Questão 4 Comentada - Prefeitura Municipal de Santa Maria de Jetibá - Auditor Público Interno - Especialidade: Administração - Instituto Consulplan (2024)

O texto contextualiza a questão. Leia-o atentamente. 



Você é um número 



        Se você não tomar cuidado vira um número até para si mesmo. Porque a partir do instante em que você nasce classificam--no com um número. Sua identidade no Félix Pacheco é um número. O registro civil é um número. Seu título de eleitor é um número. Profissionalmente falando você também é. Para ser motorista, tem carteira com número, e chapa de carro. No imposto de renda, o contribuinte é identificado com um número. Seu prédio, seu telefone, seu número de apartamento – tudo é número.


        Se é dos que abrem crediário, para eles você também é um número. Se tem propriedades, também. Se é sócio de um clube tem um número. Se é imortal da Academia Brasileira de Letras tem número da cadeira.


        É por isso que vou tomar aulas particulares de matemática. Preciso saber das coisas. Ou aulas de física. Não estou brincando: vou mesmo tomar aulas de matemática, preciso saber alguma coisa sobre cálculo integral.


        Se você é comerciante, seu alvará de localização o classifica também.


        Se é contribuinte de qualquer obra de beneficência também é solicitado por um número. Se faz viagem de passeio ou de turismo ou de negócio recebe um número. Para tomar um avião, dão-lhe um número. Se possui ações também recebe um, como acionista de uma companhia. É claro que você é um número no recenseamento. Se é católico recebe um número de batismo. No registro civil ou religioso você é numerado. Se possui personalidade jurídica tem. E quando a gente morre, no jazigo, tem um número. E a certidão de óbito também.


        Nós não somos ninguém? Protesto. Aliás é inútil o protesto. E vai ver meu protesto também é número.


        A minha amiga contou que no Alto do Sertão de Pernambuco uma mulher estava com o filho doente, desidratado, foi ao posto de saúde. E recebeu a ficha com o número 10. Mas dentro do horário previsto pelo médico a criança não pôde ser atendida porque só atenderam até o número 9. A criança morreu por causa de um número. Nós somos culpados.

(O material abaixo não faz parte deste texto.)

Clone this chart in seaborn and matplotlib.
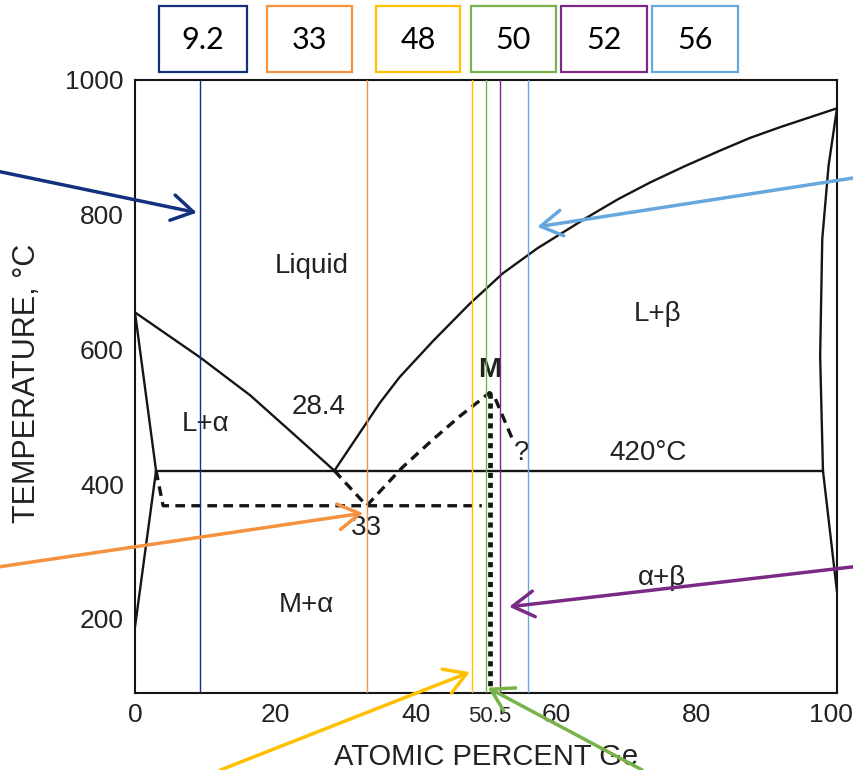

        Se há uma guerra, você é classificado por um número. Numa pulseira com placa metálica, se não me engano. Ou numa corrente de pescoço, metálica.


        Nós vamos lutar contra isso. Cada um é um, sem número. O si-mesmo é apenas o si-mesmo. 


        E Deus não é número. 


        Vamos ser gente, por favor. Nossa sociedade está nos deixando secos como um número seco, como um osso branco seco posto ao sol. Meu número íntimo é nove. Só. Oito. Só. Sete. Só. Sem somá-los nem transformá-los em novecentos e oitenta e sete. Estou me classificando como um número? Não, a intimidade não deixa. Veja, tentei várias vezes na vida não ter número e não escapei. O que faz com que precisemos de muito carinho, de nome próprio, de genuinidade. Vamos amar que amor não tem número. Ou tem? 


(LISPECTOR, Clarice. Todas as crônicas. 2018.) 



Considerando o emprego do termo “se”, é possível identificar e reconhecer no texto várias ocorrências, demonstrando seu uso. Sobre tal afirmativa, está correto o indicado em: 
  • A O efeito discursivo provocado pelo emprego do “se”, no texto, demonstra um aspecto hipotético impositivo.
  • B A repetição do termo “se” tem como finalidade enfatizar e reforçar a ideia expressa diante dos fatos mencionados.
  • C A conjunção “se” poderia ser substituída no texto por “embora” sem que haja prejuízo de sentido, realizadas as devidas alterações estruturais.
  • D O emprego insistente do termo “se” no texto tem a função de indicar as consequências possíveis da presença dos números na vida das pessoas.